One of these is about managing your workload. If you send an email now, the recipient is bound to reply (usually within the hour) meaning that you will get something to do an hour from the time you press the button. If you don’t want to handle the impact of sending out emails, don’t send them until you can deal with the effects they will cause. Work out when you have the capacity to cope with an influx of messages and send out your emails at an appropriate time in advance of that. You might need to monitor your email system for a week or two first, to see when you get replies and the timing of messages. It may vary between people. So you can create a list of appropriate times to send out messages based on each recipient. This might sound like a bit of effort, but it will repay itself in your ability to manage your time when you get all the replies.
Another reason to delay pressing that “send button” is when you might need more time to think. All too often people think they have thought enough about the message, only to send another email in a few hours time because they forgot something. The answer is to write the email, save it as a draft and come back to it later. Indeed, your subconscious will remind you about the draft email when it pops those extra thoughts into your mind later in the day. If, though, you send the email, then you have to send a subsequent one with the follow-up thoughts, and that creates two email chains on the same subject, leading to time-consuming checking and the potential for mistakes.

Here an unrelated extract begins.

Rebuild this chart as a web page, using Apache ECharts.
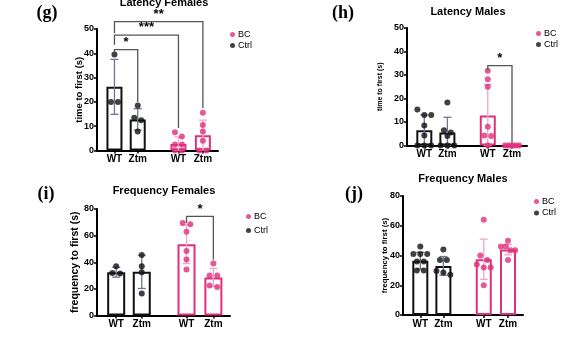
<!DOCTYPE html>
<html>
<head>
<meta charset="utf-8">
<script src="https://cdn.jsdelivr.net/npm/echarts@6/dist/echarts.min.js"></script>
<style>
  html, body { margin: 0; background: #fff; }
  #main { width: 584px; height: 353px; }
</style>
</head>
<body>
<div id="main"></div>
<script>
// groups in every panel: WT Ctrl, Ztm Ctrl, WT BC, Ztm BC
const groupLabels = ["WT", "Ztm", "WT", "Ztm"];
const groupKind = ["Ctrl", "Ctrl", "BC", "BC"];

// (g) latency females
const latFemPoints = [[39.5, 20, 20], [18.5, 13.5, 12.5, 7.8], [7.5, 5.8, 2.5, 2.5, 0, 0], [15.5, 10.5, 7.8, 4, 0, 0]];
const latFemMean = [26.2, 12.8, 2.7, 6.3];
const latFemSd = [11.3, 4.4, 2.9, 6.2];
// [from, to, y, left leg end, right leg end, label]
const latFemSig = [[0, 1, 41.5, 40.5, 20, "*"], [0, 2, 47.5, 43.5, 9.3, "***"], [0, 3, 53, 48.3, 17.5, "**"]];

// (h) latency males
const latMalePoints = [[15.3, 13, 13, 8.5, 4.3, 0, 0, 0], [18.3, 6.5, 5.5, 4, 0, 0, 0], [31.8, 28.2, 25, 8, 4.3, 4, 0], [0, 0, 0, 0, 0, 0]];
const latMaleMean = [6.5, 5.5, 12.8, 0];
const latMaleSd = [6.5, 6.5, 13.2, 0];
const latMaleSig = [[2, 3, 34, 32, 1, "*"]];

// (i) frequency females
const freqFemPoints = [[37, 32, 31.5], [45.5, 37, 32.5, 16.5], [69.5, 68.5, 63, 48.5, 42, 34.5], [39, 30, 30, 22.5, 21.5]];
const freqFemMean = [32.5, 32.8, 53.5, 28.5];
const freqFemSd = [3.7, 12.5, 14.5, 6.8];
const freqFemSig = [[2, 3, 74.4, 69.5, 41.9, "*"]];

// (j) frequency males
const freqMalePoints = [[46, 41, 41, 41, 36, 36, 30, 30], [44, 37, 37, 29.5, 28.5, 27], [64, 40, 37, 34, 32, 32, 20], [50, 46, 46, 43.5, 43.5, 37]];
const freqMaleMean = [36.5, 33, 37.5, 44];
const freqMaleSd = [5.6, 6.3, 13.5, 3.5];
const freqMaleSig = [];

const xPos = [0.75, 1.75, 3.5, 4.55];
const pink = "#e0307c", ctrlCol = "#111", ctrlErr = "#6e7592", bcErr = "#f3a5c8", sigCol = "#555";
const font = "Liberation Sans";

const panels = [
  { pts: latFemPoints, mean: latFemMean, sd: latFemSd, sig: latFemSig, max: 50, step: 10,
    name: "time to first (s)", nameSize: 9.5, title: "Latency Females", tag: "(g)",
    grid: { left: 97, top: 29, width: 121, height: 121.5 }, gap: 13, barW: 16,
    legend: [230, 29, 0], titlePos: [164, 3], tagPos: [47, 13] },
  { pts: latMalePoints, mean: latMaleMean, sd: latMaleSd, sig: latMaleSig, max: 50, step: 10,
    name: "time to first (s)", nameSize: 7, title: "Latency Males", tag: "(h)",
    grid: { left: 407, top: 28, width: 120, height: 117.5 }, gap: 23, barW: 16,
    legend: [536, 28, 0], titlePos: [468, 12], tagPos: [343, 13] },
  { pts: freqFemPoints, mean: freqFemMean, sd: freqFemSd, sig: freqFemSig, max: 80, step: 20,
    name: "frequency to first (s)", nameSize: 10.5, title: "Frequency Females", tag: "(i)",
    grid: { left: 97, top: 209, width: 133, height: 106.5 }, gap: 16, barW: 18,
    legend: [246, 211, 3], titlePos: [164, 191], tagPos: [46, 194] },
  { pts: freqMalePoints, mean: freqMaleMean, sd: freqMaleSd, sig: freqMaleSig, max: 80, step: 20,
    name: "frequency to first (s)", nameSize: 7.8, title: "Frequency Males", tag: "(j)",
    grid: { left: 403, top: 196, width: 120, height: 119 }, gap: 14, barW: 16,
    legend: [534, 196, 0.5], titlePos: [463, 179], tagPos: [354, 194] }
];

// spread points of similar value side by side
function spread(vals, maxV) {
  const idx = vals.map((v, i) => i).sort((a, b) => vals[b] - vals[a]);
  const off = new Array(vals.length).fill(0);
  let i = 0;
  while (i < idx.length) {
    let j = i;
    while (j + 1 < idx.length && vals[idx[i]] - vals[idx[j + 1]] < maxV * 0.05) j++;
    const n = j - i + 1;
    const st = n > 1 ? Math.min(0.3, 0.62 / (n - 1)) : 0;
    for (let k = 0; k < n; k++) off[idx[i + k]] = (k - (n - 1) / 2) * st;
    i = j + 1;
  }
  return off;
}

function labelFor(v) {
  const k = xPos.findIndex(p => Math.abs(p - v) < 0.01);
  return k < 0 ? "" : groupLabels[k];
}

const grids = [], xAxes = [], yAxes = [], series = [], legends = [], graphics = [];

panels.forEach((p, pi) => {
  grids.push(p.grid);
  xAxes.push({
    type: "value", gridIndex: pi, min: 0, max: 5.2,
    axisLine: { show: true, lineStyle: { color: "#000", width: 2 } },
    axisTick: { show: true, customValues: xPos, length: 3, lineStyle: { color: "#000", width: 1.5 } },
    axisLabel: { customValues: xPos, formatter: labelFor, color: "#000", fontSize: 10,
      fontWeight: "bold", fontFamily: font, margin: 4 },
    splitLine: { show: false }
  });
  yAxes.push({
    type: "value", gridIndex: pi, min: 0, max: p.max, interval: p.step,
    name: p.name, nameLocation: "middle", nameGap: p.gap, nameMoveOverlap: false,
    nameTextStyle: { fontSize: p.nameSize, fontWeight: "bold", fontFamily: font, color: "#000" },
    axisLine: { show: true, lineStyle: { color: "#000", width: 2 } },
    axisTick: { show: true, length: 3, lineStyle: { color: "#000", width: 1.5 } },
    axisLabel: { color: "#000", fontSize: 9, fontWeight: "bold", fontFamily: font, margin: 3 },
    splitLine: { show: false }
  });

  series.push({
    type: "bar", xAxisIndex: pi, yAxisIndex: pi, barWidth: p.barW, z: 2,
    data: p.mean.map((m, i) => ({
      value: [xPos[i], m],
      itemStyle: { color: "#fff", borderColor: groupKind[i] === "BC" ? pink : ctrlCol, borderWidth: 2 }
    }))
  });

  series.push({
    type: "custom", xAxisIndex: pi, yAxisIndex: pi, z: 3, silent: true,
    data: p.mean.map((m, i) => [xPos[i], m, p.sd[i], i]),
    renderItem: function (params, api) {
      const x = api.value(0), m = api.value(1), s = api.value(2);
      if (!s) return null;
      const col = groupKind[api.value(3)] === "BC" ? bcErr : ctrlErr;
      const t = api.coord([x, m + s]), b = api.coord([x, Math.max(0, m - s)]);
      const st = { stroke: col, lineWidth: 1.3 };
      return { type: "group", children: [
        { type: "line", shape: { x1: t[0], y1: t[1], x2: b[0], y2: b[1] }, style: st },
        { type: "line", shape: { x1: t[0] - 4, y1: t[1], x2: t[0] + 4, y2: t[1] }, style: st },
        { type: "line", shape: { x1: b[0] - 4, y1: b[1], x2: b[0] + 4, y2: b[1] }, style: st }
      ] };
    }
  });

  ["Ctrl", "BC"].forEach(kind => {
    const data = [];
    p.pts.forEach((vals, i) => {
      if (groupKind[i] !== kind) return;
      const off = spread(vals, p.max);
      vals.forEach((v, k) => data.push([xPos[i] + off[k], v]));
    });
    series.push({
      type: "scatter", name: kind, xAxisIndex: pi, yAxisIndex: pi, z: 4,
      symbol: "circle", symbolSize: 6, data: data,
      itemStyle: { color: kind === "BC" ? pink : ctrlCol }
    });
  });

  if (p.sig.length) {
    series.push({
      type: "custom", xAxisIndex: pi, yAxisIndex: pi, z: 5, silent: true, clip: false,
      data: p.sig.map(s => [xPos[s[0]], xPos[s[1]], s[2], s[3], s[4], s[5]]),
      renderItem: function (params, api) {
        const x1 = api.value(0), x2 = api.value(1), y = api.value(2);
        const a = api.coord([x1, api.value(3)]), b = api.coord([x1, y]);
        const c = api.coord([x2, y]), d = api.coord([x2, api.value(4)]);
        return { type: "group", children: [
          { type: "polyline", shape: { points: [a, b, c, d] },
            style: { stroke: sigCol, lineWidth: 1.3, fill: null } },
          { type: "text", x: (b[0] + c[0]) / 2, y: b[1] - 1,
            style: { text: p.sig[params.dataIndex][5], fill: "#000", fontSize: 13,
              fontWeight: "bold", fontFamily: font, align: "center", verticalAlign: "bottom" } }
        ] };
      }
    });
  }

  legends.push({
    data: ["BC", "Ctrl"], orient: "vertical", left: p.legend[0], top: p.legend[1],
    padding: 0, itemGap: p.legend[2], icon: "circle", itemWidth: 5, itemHeight: 5,
    selectedMode: false,
    textStyle: { fontSize: 9, fontFamily: font, color: "#000", lineHeight: 11, padding: [0, 0, 0, -2] }
  });

  graphics.push({
    type: "text", x: p.titlePos[0], y: p.titlePos[1],
    style: { text: p.title, fontSize: 11, fontWeight: "bold", fontFamily: font, fill: "#000",
      align: "center", verticalAlign: "middle" }
  });
  graphics.push({
    type: "text", x: p.tagPos[0], y: p.tagPos[1],
    style: { text: p.tag, fontSize: 18, fontWeight: "bold", fontFamily: "Liberation Serif", fill: "#000",
      align: "center", verticalAlign: "middle" }
  });
});

const myChart = echarts.init(document.getElementById("main"), null, { renderer: "canvas" });
myChart.setOption({
  animation: false,
  backgroundColor: "#fff",
  grid: grids,
  xAxis: xAxes,
  yAxis: yAxes,
  legend: legends,
  graphic: graphics,
  series: series
});
</script>
</body>
</html>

You can also delay sending emails when you know that people will not be in the right frame of mind to deal with the information you are sending. Most people are able to act on emails early in the morning or late in the afternoon. But just after lunch they are not always at their top speed..! If you know that the person you are aiming at is a “morning person” then ensure you email them first thing in the day. But if they are an “owl” then send messages late in the afternoon. You will get their best attention, reducing the chances of misinterpretation, when the email arrives in the recipient’s inbox at their peak performance time. In turn, that means you won’t have so many follow-up messages for clarification.
One of the biggest drains on business time these days is handling email. Indeed, it is now estimated that the typical business person is spending over four hours each day dealing with email. That’s half the working day. Much of that time is wasted, coping with clarifications, adding material that was forgotten in the first message or sending out messages again because they were sent to the wrong person initially. Our office productivity is low because we are not thinking enough about the way we send emails.
Yesterday I was forced to think hard about sending email messages. How hard do you think as you hover over the “send button”?
Scheduling emails, so they go out when you want them to go, or delaying them and keeping them in draft form, is a great way to make sure that you manage your email system, rather than letting it control you..! When you schedule emails, you can make sure you do not need to clarify them in future messages, that you will get replies when it is appropriate to you, and that you will get actions taken because they arrive at the recipient when they are on “full steam ahead” mode.
If you use Gmail, then you can use services like Boomerang or Gmelius to delay and schedule sending. If you use webmail of any kind, you can use RightInbox to manage email timings. For people who have Outlook, it has inbuilt scheduling options. And if none of these things takes your fancy, consider HubSpot’s solution for scheduling messages.
The chances are that much of our time spent on email could be saved if only people thought for longer before pressing that “send button”. A scheduling service is an excellent way of ensuring that you get a firmer grip on the email time hog.